C’est décidé. La société des mines de l’Aïr (SOMAÏR), filiale de ORANO, géant du nucléaire français, va suspendre sa production d’uranium pour une période non encore déterminée. La mesure prend effet à partir de ce jeudi 31 octobre. Si on ne prend garde, cette situation peut, à terme, compromettre définitivement les activités de cette société.
En cause : une production non évacuée. En effet, près de 1.050 tonnes de concentré d’uranium sont entreposées pour un coût estimatif de 300 millions d’euros. L’entreprise n’arrive pas à les exporter depuis le coup d’Etat du 26 juillet 2023 qui a vu la fermeture des frontières terrestres du Niger. L’uranate est exporté à partir du port de Cotonou. Or, la frontière Niger-Bénin, qui a été fermée sur décision de la CEDEAO suite au coup d’Etat du 26 juillet 2023, n’a pu être rouverte qu’en février dernier. Si le Bénin a rouvert sa frontière, le Niger la maintient toujours fermée pour, dit-on, raisons de sécurité. Du coup, aucune alternative réaliste n’a été offerte à la SOMAÏR. En raison de son caractère stratégique et au regard de la situation sécuritaire volatile au Burkina, le produit ne peut pas transiter par ce pays. On ne peut non plus l’évacuer par la voie aérienne. C’est pourquoi, on attend que les autorités nigériennes acceptent de rouvrir la frontière avec le Bénin. Entre-temps, les charges de production doivent être payées dans un contexte où l’entreprise ne fait plus de recettes depuis un an. Alors bonjour les difficultés financières.
La SOMAIR est détenue à 63,4% par ORANO, et les 36,6% par l’Etat du Niger à travers la SOPAMIN (Société de Patrimoine des Mines du Niger). Cette société, qui emploie quelques 200 agents, ne vit essentiellement que de la vente de production qui revient au Niger. La SOPAMIN a déjà signé des contrats de vente de sa part jusqu’en 2026, apprend-on. En d’autres termes, elle se doit de livrer sa part de façon régulière. Si elle ne le fait pas, comme c’est le cas maintenant, elle peut être contrainte de payer des pénalités pour non-respect des dispositions du contrat. Elle va payer de l’argent qu’elle n’a pas. Sauf si c’est le Trésor national qui viendra à sa rescousse. Où trouvera-t-il lui aussi l’argent ?
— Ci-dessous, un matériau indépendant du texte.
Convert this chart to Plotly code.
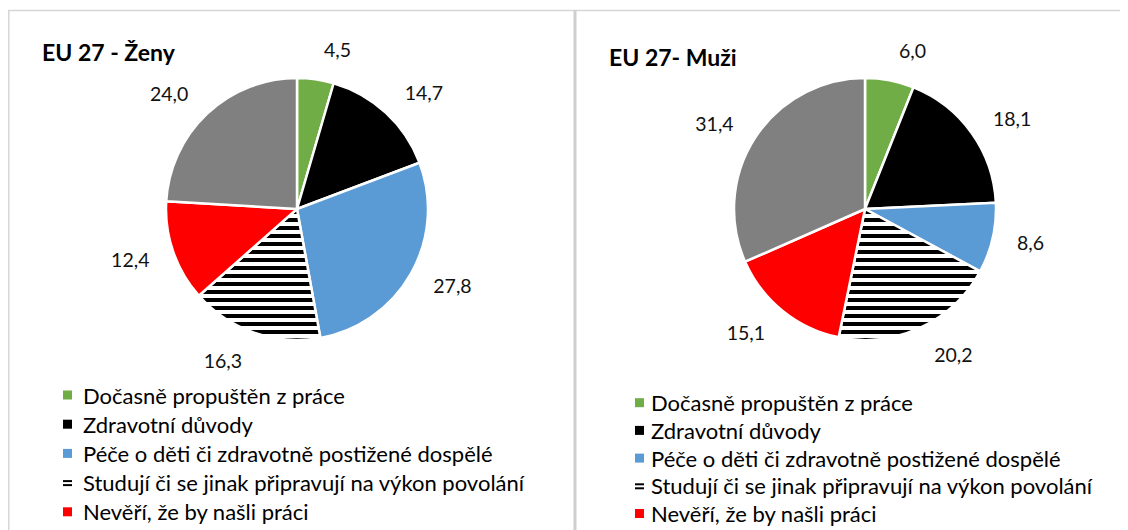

Avec la suspension des activités de la SOMAÏR, la société nigérienne de charbon d’Anou Araren (SONICHAR) connaitra aussi, sans doute, de grosses difficultés de trésorerie, en plus de celles qu’elle connait déjà. La SONICHAR produit de l’électricité pour alimenter les villes d’Agadez et d’Arlit. La SOMAÏR en est son plus gros client. Selon des experts, la SONICHAR n’a pas les capacités techniques pour transférer son excédent né de la fermeture de la SOMAÏR d’ailleurs en raison de ses faibles capacités techniques.
Que deviendront les 780 employés nigériens directs et tant d’autres sous-traitants dont la plupart sont nigériens, en cas de fermeture de la SOMAÏR ? Que deviendra la ville d’Arlit qui abrite la mine, et qui tire d’importants revenus des activités de la SOMAÏR ?
Cette situation est finalement une équation à plusieurs inconnues.